* PROBLEM TO WORK ON: From the first line of the listing below to the line with "const lineName = '同比';", print each line exactly, and nothing more. Leave out the pictures.

* RECORDED DATA:
--- --- ---
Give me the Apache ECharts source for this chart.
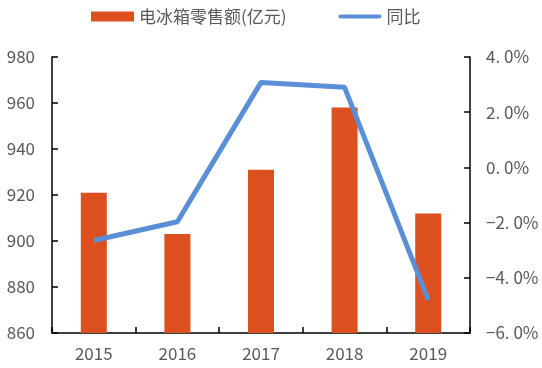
<!DOCTYPE html>
<html><head><meta charset="utf-8">
<script src="https://cdn.jsdelivr.net/npm/echarts@6/dist/echarts.min.js"></script>
<style>html,body{margin:0;padding:0;background:#fff}#c{width:542px;height:368px}</style>
</head><body><div id="c"></div>
<script>
const categories = ['2015','2016','2017','2018','2019'];
const salesValues = [921, 903, 931, 958, 912];
const yoyValues = [-2.65, -1.97, 3.08, 2.90, -4.80];
const barName = '电冰箱零售额(亿元)';
const lineName = '同比';

const font = '"Noto Sans CJK SC", "Noto Sans", sans-serif';
const chart = echarts.init(document.getElementById('c'));
chart.setOption({
  animation: false,
  textStyle: { fontFamily: font },
  legend: {
    left: 86, top: 3,
    itemWidth: 43, itemHeight: 10, itemGap: 52,
    textStyle: { fontSize: 17, color: '#595959', fontFamily: font },
    data: [
      { name: barName, icon: 'rect' },
      { name: lineName, icon: 'path://M0,0 M0,10 M2,3 L41,3 A2,2 0 0 1 41,7 L2,7 A2,2 0 0 1 2,3 Z' }
    ]
  },
  grid: { left: 52, right: 72, top: 57, bottom: 35 },
  xAxis: {
    type: 'category', data: categories,
    axisLine: { onZero: false, lineStyle: { color: '#000', width: 1.5 } },
    axisTick: { show: true, inside: true, length: 6, lineStyle: { color: '#000', width: 1.5 } },
    axisLabel: { fontSize: 17, color: '#595959', margin: 12, fontFamily: font }
  },
  yAxis: [{
    type: 'value', min: 860, max: 980, interval: 20,
    axisLine: { show: true, lineStyle: { color: '#000', width: 1.5 } },
    axisTick: { show: true, inside: true, length: 6, lineStyle: { color: '#000', width: 1.5 } },
    splitLine: { show: false },
    axisLabel: { fontSize: 17, color: '#595959', margin: 17, fontFamily: font }
  }, {
    type: 'value', min: -6, max: 4, interval: 2,
    axisLine: { show: true, lineStyle: { color: '#000', width: 1.5 } },
    axisTick: { show: true, inside: true, length: 6, lineStyle: { color: '#000', width: 1.5 } },
    splitLine: { show: false },
    axisLabel: { fontSize: 17, color: '#595959', margin: 16, fontFamily: font,
      formatter: v => v.toFixed(1).replace('.', '. ').replace('-', '−') + '%' }
  }],
  series: [{
    name: barName, type: 'bar', data: salesValues, yAxisIndex: 0,
    barWidth: 26,
    itemStyle: { color: '#DC4F1F' }
  }, {
    name: lineName, type: 'line', data: yoyValues, yAxisIndex: 1,
    symbol: 'none',
    lineStyle: { color: '#5A8FD8', width: 5 },
    itemStyle: { color: '#5A8FD8' }
  }]
});
</script></body></html>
--- --- ---
* THE OUTPUT:
Give me the Apache ECharts source for this chart.
<!DOCTYPE html>
<html><head><meta charset="utf-8">
<script src="https://cdn.jsdelivr.net/npm/echarts@6/dist/echarts.min.js"></script>
<style>html,body{margin:0;padding:0;background:#fff}#c{width:542px;height:368px}</style>
</head><body><div id="c"></div>
<script>
const categories = ['2015','2016','2017','2018','2019'];
const salesValues = [921, 903, 931, 958, 912];
const yoyValues = [-2.65, -1.97, 3.08, 2.90, -4.80];
const barName = '电冰箱零售额(亿元)';
const lineName = '同比';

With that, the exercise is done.